Lines of data
** Begin **

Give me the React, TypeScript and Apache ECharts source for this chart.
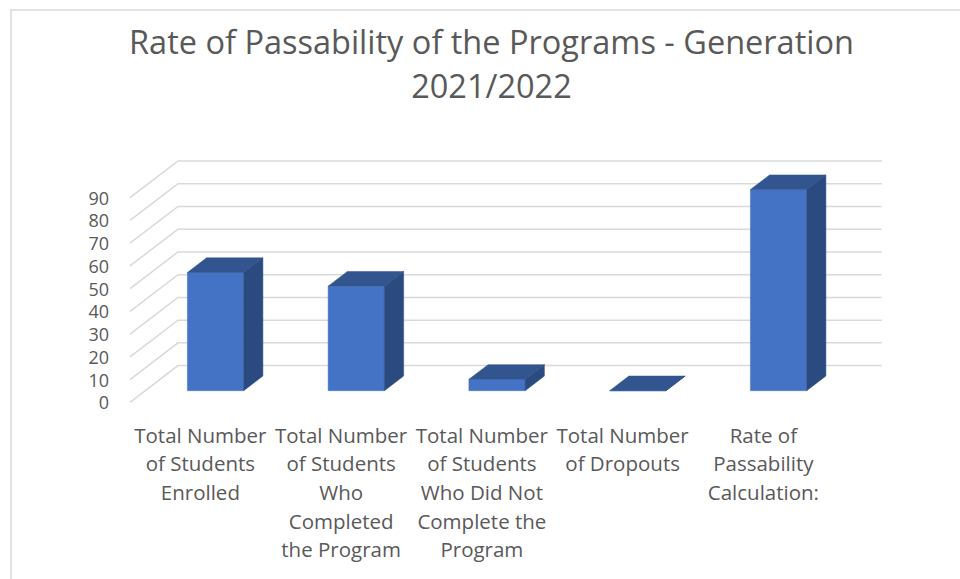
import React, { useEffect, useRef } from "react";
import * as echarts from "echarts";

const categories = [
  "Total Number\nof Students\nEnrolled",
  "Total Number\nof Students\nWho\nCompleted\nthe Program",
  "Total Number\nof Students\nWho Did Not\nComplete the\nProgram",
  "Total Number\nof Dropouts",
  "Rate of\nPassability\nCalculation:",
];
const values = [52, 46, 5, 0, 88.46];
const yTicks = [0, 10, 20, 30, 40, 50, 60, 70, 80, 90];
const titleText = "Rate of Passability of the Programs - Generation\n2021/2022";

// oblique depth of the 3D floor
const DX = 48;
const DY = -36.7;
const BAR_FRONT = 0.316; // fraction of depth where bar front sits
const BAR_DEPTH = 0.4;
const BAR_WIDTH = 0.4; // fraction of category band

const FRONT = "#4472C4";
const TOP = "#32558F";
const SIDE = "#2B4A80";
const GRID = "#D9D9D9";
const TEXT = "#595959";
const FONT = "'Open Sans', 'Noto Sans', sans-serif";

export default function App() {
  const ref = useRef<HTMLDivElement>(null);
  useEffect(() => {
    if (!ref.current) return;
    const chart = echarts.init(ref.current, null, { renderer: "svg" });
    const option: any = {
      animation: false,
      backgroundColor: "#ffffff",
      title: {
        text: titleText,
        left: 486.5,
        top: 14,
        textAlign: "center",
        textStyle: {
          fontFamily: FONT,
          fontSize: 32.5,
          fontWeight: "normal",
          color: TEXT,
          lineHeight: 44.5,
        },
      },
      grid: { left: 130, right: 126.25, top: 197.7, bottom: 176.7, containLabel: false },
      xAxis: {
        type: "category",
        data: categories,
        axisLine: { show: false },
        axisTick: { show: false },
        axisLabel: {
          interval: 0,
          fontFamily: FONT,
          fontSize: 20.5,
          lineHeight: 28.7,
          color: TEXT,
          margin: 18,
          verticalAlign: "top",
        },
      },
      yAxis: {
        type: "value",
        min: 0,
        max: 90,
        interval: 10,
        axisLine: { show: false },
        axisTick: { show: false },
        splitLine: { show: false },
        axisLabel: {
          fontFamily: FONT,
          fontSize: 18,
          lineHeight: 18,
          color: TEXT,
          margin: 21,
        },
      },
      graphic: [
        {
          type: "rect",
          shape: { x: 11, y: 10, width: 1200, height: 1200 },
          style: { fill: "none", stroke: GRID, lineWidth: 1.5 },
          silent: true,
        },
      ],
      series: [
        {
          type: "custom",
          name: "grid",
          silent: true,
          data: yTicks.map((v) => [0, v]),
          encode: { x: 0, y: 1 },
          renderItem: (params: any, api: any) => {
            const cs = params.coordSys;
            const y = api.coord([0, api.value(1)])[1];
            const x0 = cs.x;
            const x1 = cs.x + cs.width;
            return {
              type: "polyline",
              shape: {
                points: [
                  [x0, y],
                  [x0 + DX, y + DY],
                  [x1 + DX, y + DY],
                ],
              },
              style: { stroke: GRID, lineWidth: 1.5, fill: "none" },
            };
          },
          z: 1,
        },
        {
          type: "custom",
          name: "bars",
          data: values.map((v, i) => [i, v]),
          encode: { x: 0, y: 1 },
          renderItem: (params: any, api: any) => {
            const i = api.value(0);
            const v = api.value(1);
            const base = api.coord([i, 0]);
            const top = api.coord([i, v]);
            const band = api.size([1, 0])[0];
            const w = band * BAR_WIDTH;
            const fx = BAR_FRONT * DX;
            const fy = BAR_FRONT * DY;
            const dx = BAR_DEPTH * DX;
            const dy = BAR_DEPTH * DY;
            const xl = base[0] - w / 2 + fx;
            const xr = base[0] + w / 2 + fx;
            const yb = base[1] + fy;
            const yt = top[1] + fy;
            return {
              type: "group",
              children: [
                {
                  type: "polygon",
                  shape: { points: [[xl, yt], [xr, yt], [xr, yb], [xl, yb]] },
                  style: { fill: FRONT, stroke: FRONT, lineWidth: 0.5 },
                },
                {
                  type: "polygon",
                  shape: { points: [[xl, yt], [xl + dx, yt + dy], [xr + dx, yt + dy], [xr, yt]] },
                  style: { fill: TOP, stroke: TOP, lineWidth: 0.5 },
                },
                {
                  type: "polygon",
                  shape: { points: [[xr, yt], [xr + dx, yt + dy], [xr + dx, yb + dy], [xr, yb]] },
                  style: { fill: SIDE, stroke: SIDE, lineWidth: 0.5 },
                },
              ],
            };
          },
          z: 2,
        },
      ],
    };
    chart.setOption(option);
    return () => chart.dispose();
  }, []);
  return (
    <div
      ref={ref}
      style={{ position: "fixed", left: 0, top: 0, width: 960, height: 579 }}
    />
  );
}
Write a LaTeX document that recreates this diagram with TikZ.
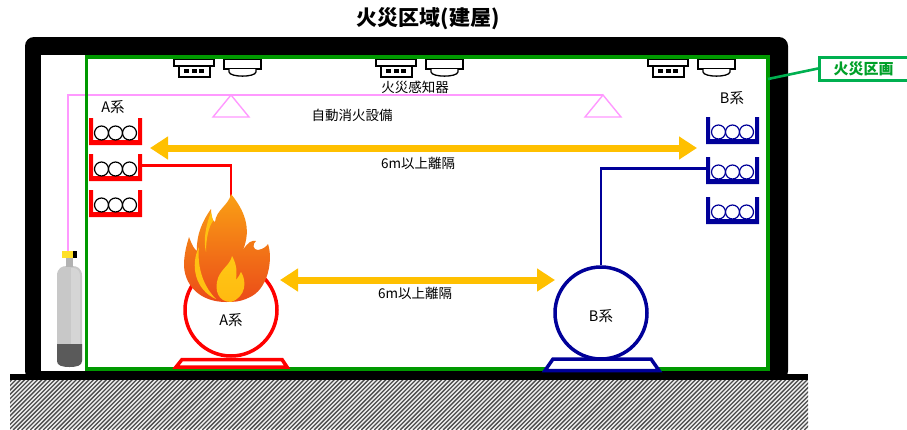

** End **

• [Set problem]
Please set down each line of the data above exactly as written, without the pictures.

• [Answer to this task]
Give me the React, TypeScript and Apache ECharts source for this chart.
import React, { useEffect, useRef } from "react";
import * as echarts from "echarts";

const categories = [
  "Total Number\nof Students\nEnrolled",
  "Total Number\nof Students\nWho\nCompleted\nthe Program",
  "Total Number\nof Students\nWho Did Not\nComplete the\nProgram",
  "Total Number\nof Dropouts",
  "Rate of\nPassability\nCalculation:",
];
const values = [52, 46, 5, 0, 88.46];
const yTicks = [0, 10, 20, 30, 40, 50, 60, 70, 80, 90];
const titleText = "Rate of Passability of the Programs - Generation\n2021/2022";

// oblique depth of the 3D floor
const DX = 48;
const DY = -36.7;
const BAR_FRONT = 0.316; // fraction of depth where bar front sits
const BAR_DEPTH = 0.4;
const BAR_WIDTH = 0.4; // fraction of category band

const FRONT = "#4472C4";
const TOP = "#32558F";
const SIDE = "#2B4A80";
const GRID = "#D9D9D9";
const TEXT = "#595959";
const FONT = "'Open Sans', 'Noto Sans', sans-serif";

export default function App() {
  const ref = useRef<HTMLDivElement>(null);
  useEffect(() => {
    if (!ref.current) return;
    const chart = echarts.init(ref.current, null, { renderer: "svg" });
    const option: any = {
      animation: false,
      backgroundColor: "#ffffff",
      title: {
        text: titleText,
        left: 486.5,
        top: 14,
        textAlign: "center",
        textStyle: {
          fontFamily: FONT,
          fontSize: 32.5,
          fontWeight: "normal",
          color: TEXT,
          lineHeight: 44.5,
        },
      },
      grid: { left: 130, right: 126.25, top: 197.7, bottom: 176.7, containLabel: false },
      xAxis: {
        type: "category",
        data: categories,
        axisLine: { show: false },
        axisTick: { show: false },
        axisLabel: {
          interval: 0,
          fontFamily: FONT,
          fontSize: 20.5,
          lineHeight: 28.7,
          color: TEXT,
          margin: 18,
          verticalAlign: "top",
        },
      },
      yAxis: {
        type: "value",
        min: 0,
        max: 90,
        interval: 10,
        axisLine: { show: false },
        axisTick: { show: false },
        splitLine: { show: false },
        axisLabel: {
          fontFamily: FONT,
          fontSize: 18,
          lineHeight: 18,
          color: TEXT,
          margin: 21,
        },
      },
      graphic: [
        {
          type: "rect",
          shape: { x: 11, y: 10, width: 1200, height: 1200 },
          style: { fill: "none", stroke: GRID, lineWidth: 1.5 },
          silent: true,
        },
      ],
      series: [
        {
          type: "custom",
          name: "grid",
          silent: true,
          data: yTicks.map((v) => [0, v]),
          encode: { x: 0, y: 1 },
          renderItem: (params: any, api: any) => {
            const cs = params.coordSys;
            const y = api.coord([0, api.value(1)])[1];
            const x0 = cs.x;
            const x1 = cs.x + cs.width;
            return {
              type: "polyline",
              shape: {
                points: [
                  [x0, y],
                  [x0 + DX, y + DY],
                  [x1 + DX, y + DY],
                ],
              },
              style: { stroke: GRID, lineWidth: 1.5, fill: "none" },
            };
          },
          z: 1,
        },
        {
          type: "custom",
          name: "bars",
          data: values.map((v, i) => [i, v]),
          encode: { x: 0, y: 1 },
          renderItem: (params: any, api: any) => {
            const i = api.value(0);
            const v = api.value(1);
            const base = api.coord([i, 0]);
            const top = api.coord([i, v]);
            const band = api.size([1, 0])[0];
            const w = band * BAR_WIDTH;
            const fx = BAR_FRONT * DX;
            const fy = BAR_FRONT * DY;
            const dx = BAR_DEPTH * DX;
            const dy = BAR_DEPTH * DY;
            const xl = base[0] - w / 2 + fx;
            const xr = base[0] + w / 2 + fx;
            const yb = base[1] + fy;
            const yt = top[1] + fy;
            return {
              type: "group",
              children: [
                {
                  type: "polygon",
                  shape: { points: [[xl, yt], [xr, yt], [xr, yb], [xl, yb]] },
                  style: { fill: FRONT, stroke: FRONT, lineWidth: 0.5 },
                },
                {
                  type: "polygon",
                  shape: { points: [[xl, yt], [xl + dx, yt + dy], [xr + dx, yt + dy], [xr, yt]] },
                  style: { fill: TOP, stroke: TOP, lineWidth: 0.5 },
                },
                {
                  type: "polygon",
                  shape: { points: [[xr, yt], [xr + dx, yt + dy], [xr + dx, yb + dy], [xr, yb]] },
                  style: { fill: SIDE, stroke: SIDE, lineWidth: 0.5 },
                },
              ],
            };
          },
          z: 2,
        },
      ],
    };
    chart.setOption(option);
    return () => chart.dispose();
  }, []);
  return (
    <div
      ref={ref}
      style={{ position: "fixed", left: 0, top: 0, width: 960, height: 579 }}
    />
  );
}
Write a LaTeX document that recreates this diagram with TikZ.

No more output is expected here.